From a civilian-military point of view, it is troubling to hear that the President has become frustrated that the brass keeps saying “but, but, but” when he tells them what he wants in Afghanistan. They’re only supposed to say “yes” and “no”. But he’s asking them to do things that cannot be done, at least not without massive and unsupportable increases in men and materiel. Afghanistan might not be “winnable” even if we reinstituted the draft, raised everyone’s taxes, and sent in a million troops. Does anyone seriously believe that if Obama had agreed to 40,000 more troops instead of 30,000 last year that things would be any different right now? That’s a difference of less than 0.04 G.I.s per square mile, of one extra soldier per 3,000 Afghanis.

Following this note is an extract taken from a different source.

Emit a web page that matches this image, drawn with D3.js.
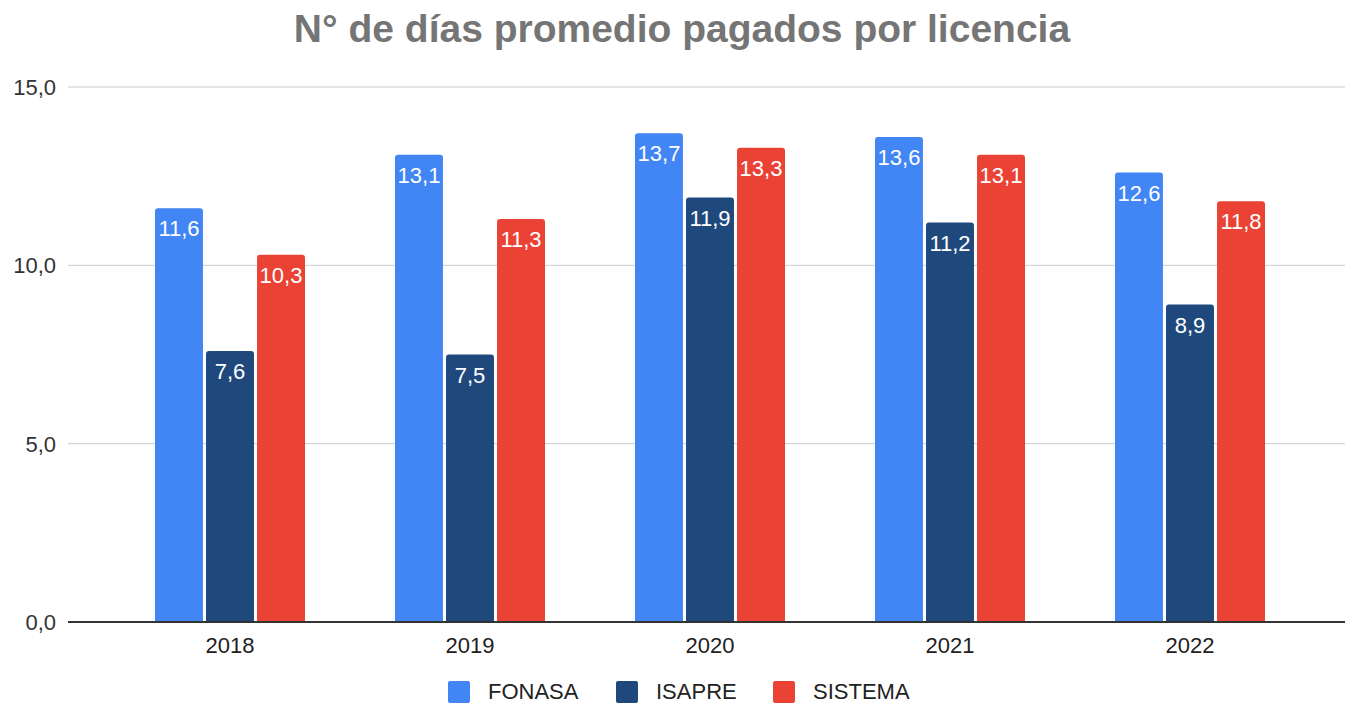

The commander in chief, under enormous political pressure from all sides, is telling the military to do something they likely know cannot be done. But the military isn’t big on saying things can’t be done, in no small part because there’s always someone else willing to say that it can. In theory, Congress would be able to pressure the President to either go all in or get out. After all, the military is asking for more troops and funds while the public has already turned on the war. Opinion polls have been running in the high fifties against the war for more than a year. But Congress hides behind the President, too fractured and tepid to force a decision and content to let him take the blame for a war less and less Americans want. Confronting the commander in chief, despite that being the very reason we have a Congress, would be seen as unseemly and unpatriotic.
The failure here is civilian, not military. Our juvenile, gossip obsessed political discourse and the (mostly) cowardly politicians* caught in its flow are unable to admit that things might not go our way. That it might be time to call the entire operation off. Instead of facing up to that unpleasant but increasingly undeniable concept, we’re asking the military to keep at it for a few more years, to give the public and the media and the government a decent interval in which to calm down and look the other way. Pushback from the military is unseemly and unsettling, but it would also be unnecessary if the Congress and the President were willing to act like adults and pull their heads out of the sand.
*Just as there are two parties, there are two kinds of cowardice. Most of the Blues are terrified of being called pussies for wanting to end the war while there are still “bad guys” left alive (whatever that means). All of the Reds (with the possible exception of Rand Paul) are terrified of admitting that wars are not free, and most of them would never let their kids anywhere near a recruiting station.